UMD alum shares story of environmental injustice on the Eastern Shore in new documentary

By Lilly Howard

“Eroding History” is screening at the National History Society of Maryland on Aug. 14 at 7 p.m. Following the 27-minute documentary is a Q&A Meet the Filmmakers Panel with Director Andrè Chung, Co-writer and Co-producer Sean Yoes, and Co-writer and Producer Rona Kobell. 

Chung is a five-time Pulitzer Prize nominee, award-winning photojournalist and portrait photographer. Yoes is a 34-year professional reporter from Baltimore. Kobell is a Philip Merrill College of Journalism alumna, where she started her thesis for her master’s degree, which led her to the untold story of Deal Island. She also co-founded the Environmental Justice Journalism Initiative, an organization engaging with underserved communities to address environmental inequities and increase diversity in marine science, journalism and environmental activism. 

“Eroding History” dives into the connection between systemic racism and climate change. It is centered on the Deal Island Peninsula on Maryland’s Eastern Shore, where Black communities have lived and instilled their culture for centuries. 

After being emancipated, formerly enslaved individuals were given the most undesirable land on the Island: low-lying, floodable, infertile, wetland no one else wanted. The film’s mission is to highlight the issue of climate change and how it impacts people of color disproportionately, inspiring the next generation of filmmakers, according to Yoes.

From centuries of sea-level rise, saltwater intrusion, and marsh migration, Deal Island has become a difficult place to live, but an even harder place to leave. 

“Land on the Eastern Shore is value…many weren’t able to maximize that because they weren’t given good land in the first place. They couldn’t grow things there then and today it’s flooding,” Kobell said. 

Out on the budding piece of land in the Chesapeake Bay, there was not much governance or oversight, so the churches became the support system for Deal Island’s Black community. The graves outside one of the churches got flooded so heavily that they rose out of the ground and floated down the road, washing away the community’s history as sea levels rise.

When Chung and Yoes observed these flooded graves, they knew they needed to tell this story because they had never seen anything like it in their careers of over 30 years in journalism. The few Black communities left on the Deal Island peninsula don’t want to leave behind their history, their family, and their home.
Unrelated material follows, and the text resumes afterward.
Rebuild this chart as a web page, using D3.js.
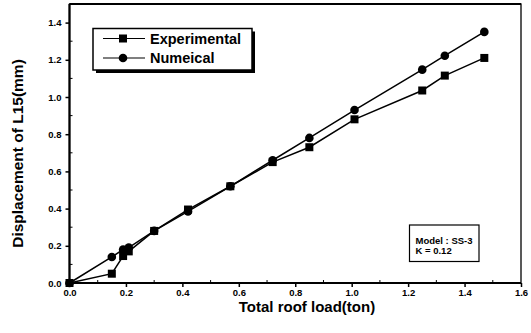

Deal Island ex-residents forced out of their homes due to climate change attended a recent film screening at the Martin Luther King Jr. Library in Washington D.C. earlier this summer. 
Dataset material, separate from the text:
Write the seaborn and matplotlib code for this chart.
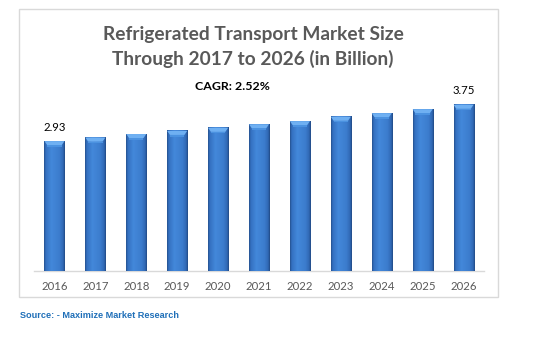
import numpy as np
import pandas as pd
import matplotlib
matplotlib.use("Agg")
import matplotlib.pyplot as plt
from matplotlib.colors import LinearSegmentedColormap
from matplotlib.patches import Rectangle, Polygon
import seaborn as sns

years = ["2016", "2017", "2018", "2019", "2020", "2021",
         "2022", "2023", "2024", "2025", "2026"]
market_size = [2.93, 3.01, 3.09, 3.16, 3.23, 3.31, 3.38, 3.48, 3.56, 3.65, 3.75]
labelled_years = ["2016", "2026"]

title_text = "Refrigerated Transport Market Size\nThrough 2017 to 2026 (in Billion)"
cagr_text = "CAGR: 2.52%"
source_text = "Source: - Maximize Market Research"

df = pd.DataFrame({"year": years, "size": market_size})

W, H = 536, 345
fig = plt.figure(figsize=(W / 100, H / 100), dpi=100)
fig.patch.set_facecolor("white")

sns.set_style("white")
plt.rcParams["font.family"] = ["Lato", "DejaVu Sans"]

def fx(px):
    return px / W

def fy(py):
    return 1 - py / H

ax_left, ax_right, ax_bottom, ax_top = 34, 484, 271, 95
ax = fig.add_axes([fx(ax_left), fy(ax_bottom), fx(ax_right - ax_left), (ax_bottom - ax_top) / H])

base_blue = "#3b7ad0"
sns.barplot(data=df, x="year", y="size", color=base_blue, width=0.49,
            saturation=1, ax=ax, zorder=2)

ax.set_xlim(-0.5, len(years) - 0.5)
ax.set_ylim(0, 3.97)
ax.set_xlabel("")
ax.set_ylabel("")
ax.set_yticks([])
for side in ["left", "right", "top"]:
    ax.spines[side].set_visible(False)
ax.spines["bottom"].set_color("#d9d9d9")
ax.spines["bottom"].set_linewidth(1.0)
ax.tick_params(axis="x", length=0, pad=7, labelsize=8.2, labelcolor="#595959")

# bevelled look: horizontal shading across each bar plus a light top cap
shade = LinearSegmentedColormap.from_list(
    "bar_shade",
    [(0.0, "#25528f"), (0.08, "#3470c0"), (0.35, "#4388da"),
     (0.75, "#3c7ccd"), (0.92, "#3068b4"), (1.0, "#214a85")])
grad = np.linspace(0, 1, 64).reshape(1, -1)
px_per_unit = (ax_bottom - ax_top) / 3.97
cap_h = 4.0 / px_per_unit
for patch in list(ax.patches):
    x0 = patch.get_x()
    w = patch.get_width()
    h = patch.get_height()
    ax.imshow(grad, cmap=shade, aspect="auto", extent=[x0, x0 + w, 0, h],
              zorder=3, interpolation="bilinear")
    inset = w * 0.14
    cap = Polygon([(x0, h), (x0 + w, h), (x0 + w - inset, h - cap_h),
                   (x0 + inset, h - cap_h)], closed=True,
                  facecolor="#6fb0f2", edgecolor="none", zorder=4)
    ax.add_patch(cap)
    ax.add_patch(Polygon([(x0 + inset, h - cap_h), (x0 + w - inset, h - cap_h),
                          (x0 + w - inset, h - cap_h * 1.4), (x0 + inset, h - cap_h * 1.4)],
                         closed=True, facecolor="#4b92e0", edgecolor="none", zorder=4))
ax.set_xlim(-0.5, len(years) - 0.5)
ax.set_ylim(0, 3.97)

for i, (yr, v) in enumerate(zip(years, market_size)):
    if yr in labelled_years:
        ax.annotate(f"{v:.2f}", xy=(i, v), xytext=(0, 10), textcoords="offset points",
                    ha="center", va="center", fontsize=8.2, color="#000000", zorder=5)

fig.text(fx(253), fy(47), title_text, ha="center", va="center", fontsize=13.8,
         fontweight="bold", color="#595959", linespacing=1.4)
fig.text(fx(232), fy(87), cagr_text, ha="center", va="center", fontsize=8.9,
         fontweight="bold", color="#000000")
fig.text(fx(20), fy(315), source_text, ha="left", va="center", fontsize=6.6,
         fontweight="bold", color="#1f6fb8", family=["Liberation Sans", "DejaVu Sans"])

fig.add_artist(Rectangle((fx(19), fy(297)), fx(498 - 19), (297 - 9) / H,
                         transform=fig.transFigure, fill=False,
                         edgecolor="#d9d9d9", linewidth=1.0))

fig.savefig("out.png", dpi=100, facecolor="white")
“These people gave some words to what we have been trying to do since 2011…our families moved away because the Chesapeake Bay was another environmental problem,” one attendee said. “The Chesapeake Bay became polluted and they couldn’t make a living crabbing, or pulling dredge for oysters anymore. They moved to Baltimore and didn’t come back. There was nothing to come back to.”

Registration is available for the August 14 screening to watch the film.
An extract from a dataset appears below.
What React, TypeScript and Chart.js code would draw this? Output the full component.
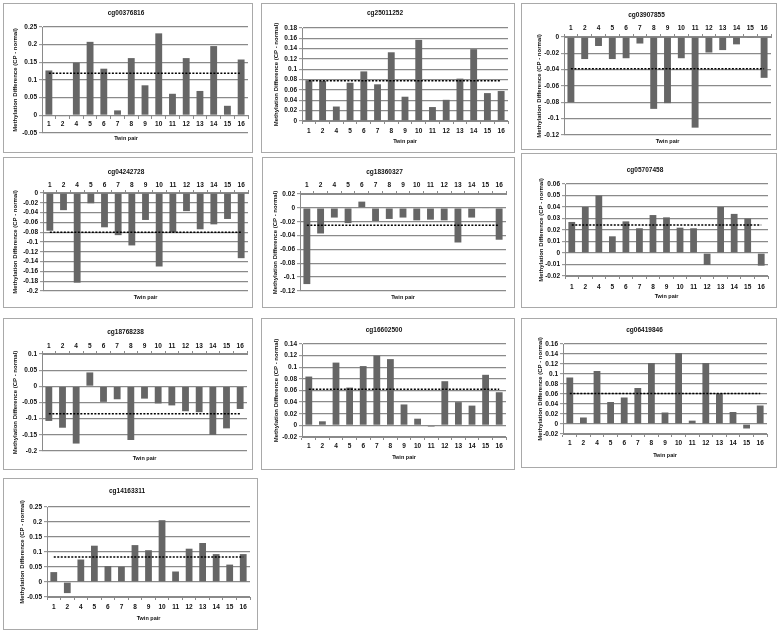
import React, { useEffect, useRef } from 'react';
import { Chart, registerables } from 'chart.js';

Chart.register(...registerables);

// ---------- DATA ----------
const CATEGORIES = ['1', '2', '4', '5', '6', '7', '8', '9', '10', '11', '12', '13', '14', '15', '16'];

const CG00376816 = [0.127, -0.002, 0.149, 0.208, 0.132, 0.014, 0.162, 0.085, 0.232, 0.061, 0.162, 0.069, 0.196, 0.027, 0.158];
const CG25011252 = [0.079, 0.078, 0.028, 0.074, 0.096, 0.071, 0.133, 0.047, 0.157, 0.027, 0.041, 0.082, 0.139, 0.054, 0.058];
const CG03907855 = [-0.080, -0.027, -0.011, -0.027, -0.026, -0.008, -0.088, -0.081, -0.026, -0.111, -0.019, -0.016, -0.009, -0.001, -0.050];
const CG04242728 = [-0.077, -0.035, -0.183, -0.021, -0.070, -0.086, -0.107, -0.055, -0.150, -0.080, -0.037, -0.074, -0.064, -0.053, -0.133];
const CG18360327 = [-0.110, -0.037, -0.014, -0.022, 0.009, -0.019, -0.016, -0.014, -0.018, -0.017, -0.018, -0.050, -0.014, -0.001, -0.046];
const CG05707458 = [0.027, 0.040, 0.050, 0.0145, 0.0275, 0.0215, 0.033, 0.031, 0.022, 0.0215, -0.0104, 0.040, 0.034, 0.030, -0.011];
const CG18768238 = [-0.107, -0.128, -0.177, 0.043, -0.048, -0.040, -0.166, -0.038, -0.053, -0.059, -0.077, -0.080, -0.150, -0.130, -0.070];
const CG16602500 = [0.084, 0.007, 0.108, 0.065, 0.102, 0.120, 0.114, 0.036, 0.0115, -0.002, 0.076, 0.040, 0.034, 0.087, 0.057];
const CG06419846 = [0.093, 0.013, 0.106, 0.044, 0.053, 0.072, 0.122, 0.023, 0.142, 0.0067, 0.122, 0.061, 0.024, -0.009, 0.037];
const CG14163311 = [0.033, -0.037, 0.075, 0.121, 0.053, 0.051, 0.123, 0.106, 0.206, 0.035, 0.111, 0.130, 0.093, 0.058, 0.093];

const MEANS = [0.119, 0.078, -0.039, -0.080, -0.025, 0.0243, -0.085, 0.062, 0.061, 0.083];
const TITLES = ['cg00376816', 'cg25011252', 'cg03907855', 'cg04242728', 'cg18360327', 'cg05707458', 'cg18768238', 'cg16602500', 'cg06419846', 'cg14163311'];
const SERIES = [CG00376816, CG25011252, CG03907855, CG04242728, CG18360327, CG05707458, CG18768238, CG16602500, CG06419846, CG14163311];
// y axis tick range: [min, max, step]
const Y_TICKS: [number, number, number][] = [
  [-0.05, 0.25, 0.05],
  [0, 0.18, 0.02],
  [-0.12, 0, 0.02],
  [-0.2, 0, 0.02],
  [-0.12, 0.02, 0.02],
  [-0.02, 0.06, 0.01],
  [-0.2, 0.1, 0.05],
  [-0.02, 0.14, 0.02],
  [-0.02, 0.16, 0.02],
  [-0.05, 0.25, 0.05],
];
const Y_TITLE = 'Methylation Difference (CP - normal)';
const X_TITLE = 'Twin pair';

// ---------- LAYOUT (page pixels) ----------
type XPos = 'top' | 'bottom' | 'zero';
interface Layout {
  x: number; y: number; w: number; h: number;
  plot: [number, number, number, number];
  titleY: number; labelY: number; twinY: number; yTitleX: number;
  xPos: XPos; subFull?: boolean;
}
const LAYOUTS: Layout[] = [
  { x: 3, y: 3, w: 250, h: 150, plot: [42, 27, 248, 133], titleY: 13, labelY: 124, twinY: 138, yTitleX: 15, xPos: 'zero', subFull: true },
  { x: 261, y: 3, w: 254, h: 150, plot: [302, 28, 508, 121], titleY: 13, labelY: 131, twinY: 141, yTitleX: 276, xPos: 'bottom' },
  { x: 521, y: 3, w: 256, h: 147, plot: [564, 37, 771, 135], titleY: 15, labelY: 28, twinY: 141, yTitleX: 539, xPos: 'top' },
  { x: 3, y: 157, w: 250, h: 151, plot: [43, 193, 248, 291], titleY: 172, labelY: 185, twinY: 297, yTitleX: 15, xPos: 'top' },
  { x: 262, y: 157, w: 253, h: 151, plot: [300, 194, 506, 291], titleY: 172, labelY: 185, twinY: 297, yTitleX: 275, xPos: 'top' },
  { x: 521, y: 153, w: 256, h: 155, plot: [565, 184, 768, 276], titleY: 170, labelY: 287, twinY: 296, yTitleX: 541, xPos: 'bottom' },
  { x: 3, y: 318, w: 250, h: 152, plot: [42, 354, 247, 451], titleY: 332, labelY: 346, twinY: 458, yTitleX: 15, xPos: 'top' },
  { x: 261, y: 318, w: 254, h: 152, plot: [302, 344, 506, 437], titleY: 330, labelY: 446, twinY: 457, yTitleX: 276, xPos: 'bottom' },
  { x: 521, y: 318, w: 256, h: 150, plot: [563, 344, 767, 434], titleY: 330, labelY: 443, twinY: 455, yTitleX: 540, xPos: 'bottom' },
  { x: 3, y: 478, w: 255, h: 152, plot: [47, 507, 250, 597], titleY: 491, labelY: 607, twinY: 618, yTitleX: 22, xPos: 'bottom' },
];

const FONT = "'Liberation Sans', Arial, sans-serif";
const TFS = 6.5; // title font
const SFS = 5.5; // x title font
const XFS = 6.5; // tick font
const YTFS = 6; // y title font
const TL = 3; // tick length
const GRID = '#8a8a8a';
const BAR = '#666666';
const TXT = '#111111';

function fmt(v: number) {
  const r = Math.round(v * 10000) / 10000;
  return String(r === 0 ? 0 : r);
}

function Panel({ idx }: { idx: number }) {
  const ref = useRef<HTMLCanvasElement>(null);
  const L = LAYOUTS[idx];
  const W = L.w - 2;
  const H = L.h - 2;
  useEffect(() => {
    if (!ref.current) return;
    const ox = L.x + 1;
    const oy = L.y + 1;
    const pl = L.plot[0] - ox;
    const pt = L.plot[1] - oy;
    const pr = L.plot[2] - ox;
    const pb = L.plot[3] - oy;
    const [yMin, yMax, yStep] = Y_TICKS[idx];
    const titleC = L.titleY - oy;
    const labelC = L.labelY - oy;
    const twinC = L.twinY - oy;
    const LH = XFS * 1.2;

    const titlePadTop = titleC - TFS / 2;
    let titlePadBottom: number;
    let xAxisH = 0;
    if (L.xPos === 'top') {
      titlePadBottom = 1;
      xAxisH = pt - (titleC + TFS / 2) - 1;
    } else {
      titlePadBottom = pt - (titleC + TFS / 2);
    }
    const subPadBottom = H - twinC - SFS / 2;
    let subPadTop: number;
    if (L.xPos === 'bottom') {
      subPadTop = 1;
      xAxisH = H - pb - (SFS + 1 + subPadBottom);
    } else {
      subPadTop = H - pb - SFS - subPadBottom;
    }
    let tickPad: number;
    if (L.xPos === 'top') tickPad = pt - labelC - TL - LH / 2;
    else if (L.xPos === 'bottom') tickPad = labelC - pb - TL - LH / 2;
    else {
      const zeroPix = pt + (yMax / (yMax - yMin)) * (pb - pt);
      tickPad = labelC - zeroPix - TL - LH / 2;
    }

    const xPosition: any = L.xPos === 'zero' ? { y: 0 } : L.xPos;

    const chart = new Chart(ref.current, {
      type: 'bar',
      data: {
        labels: CATEGORIES,
        datasets: [
          {
            type: 'line',
            data: CATEGORIES.map(() => MEANS[idx]),
            borderColor: '#000000',
            borderWidth: 1.5,
            borderDash: [2, 1.5],
            pointRadius: 0,
            fill: false,
            order: 0,
          } as any,
          {
            type: 'bar',
            data: SERIES[idx],
            backgroundColor: BAR,
            borderWidth: 0,
            barPercentage: 0.5,
            categoryPercentage: 1,
            order: 1,
          },
        ],
      },
      options: {
        responsive: false,
        animation: false,
        devicePixelRatio: 1,
        layout: { padding: { left: 0, top: 0, right: W - pr, bottom: 0 } },
        plugins: {
          legend: { display: false },
          tooltip: { enabled: false },
          title: {
            display: true,
            text: TITLES[idx],
            color: TXT,
            font: { family: FONT, size: TFS, weight: 'bold', lineHeight: 1 },
            padding: { top: titlePadTop, bottom: titlePadBottom },
          },
          subtitle: {
            display: true,
            text: X_TITLE,
            position: 'bottom',
            fullSize: !!L.subFull,
            color: TXT,
            font: { family: FONT, size: SFS, weight: 'bold', lineHeight: 1 },
            padding: { top: subPadTop, bottom: subPadBottom },
          },
        },
        scales: {
          x: {
            type: 'category',
            position: xPosition,
            offset: true,
            grid: {
              display: true,
              drawOnChartArea: false,
              drawTicks: true,
              tickLength: TL,
              color: GRID,
              offset: true,
            },
            border: { display: true, color: GRID, width: 1 },
            ticks: {
              color: TXT,
              font: { family: FONT, size: XFS, weight: 'bold', lineHeight: 1.2 },
              padding: tickPad,
              maxRotation: 0,
              minRotation: 0,
              autoSkip: false,
            },
            afterFit: (s: any) => {
              if (L.xPos !== 'zero') s.height = xAxisH;
            },
          },
          y: {
            type: 'linear',
            position: 'left',
            min: yMin,
            max: yMax,
            grid: {
              display: true,
              drawOnChartArea: true,
              color: GRID,
              lineWidth: 1.3,
              drawTicks: true,
              tickLength: TL,
              tickWidth: 1,
            },
            border: { display: true, color: GRID, width: 1 },
            ticks: {
              color: TXT,
              font: { family: FONT, size: XFS, weight: 'bold', lineHeight: 1.2 },
              padding: 2,
              autoSkip: false,
              callback: (v: any) => fmt(Number(v)),
            },
            afterBuildTicks: (s: any) => {
              const n = Math.round((yMax - yMin) / yStep);
              const t = [];
              for (let i = 0; i <= n; i++) t.push({ value: Math.round((yMin + i * yStep) * 10000) / 10000 });
              s.ticks = t;
            },
            title: {
              display: true,
              text: Y_TITLE,
              color: TXT,
              font: { family: FONT, size: YTFS, weight: 'bold', lineHeight: 1 },
              padding: { top: L.yTitleX - ox - YTFS / 2, bottom: 0 },
            },
            afterFit: (s: any) => {
              s.width = pl;
            },
          },
        },
      } as any,
    });
    return () => chart.destroy();
  }, [idx]);

  return (
    <div
      style={{
        position: 'absolute',
        left: L.x,
        top: L.y,
        width: L.w,
        height: L.h,
        boxSizing: 'border-box',
        border: '1px solid #a9a9a9',
      }}
    >
      <canvas ref={ref} width={W} height={H} style={{ display: 'block', width: W, height: H }} />
    </div>
  );
}

export default function App() {
  return (
    <div style={{ position: 'absolute', left: 0, top: 0, width: 779, height: 632, background: '#ffffff', overflow: 'hidden' }}>
      {LAYOUTS.map((_, i) => (
        <Panel key={i} idx={i} />
      ))}
    </div>
  );
}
“Eroding History” won Best Environmental Reporting in Baltimore Magazine’s “Best of Baltimore”, Best Environmental Film at the Multi-Dimensional Film Festival in London and was a semi-finalist for Best Doc Directing at the Lonely Wolf Film Festival in London. It also got an official selection at the Loyola Environmental Film Festival in Baltimore and the Chesapeake Film Festival in Easton. 

“People on Deal Island felt that we captured their stories. That’s the most exciting thing,” Kobell said. 

Kobell was recently named an SNF AGORA Fellow at Johns Hopkins University for the 2023-2024 academic year. With this fellowship, she plans to turn her thesis into a book that delves more into the policies surrounding the deterioration of Black generational wealth on the Eastern Shore.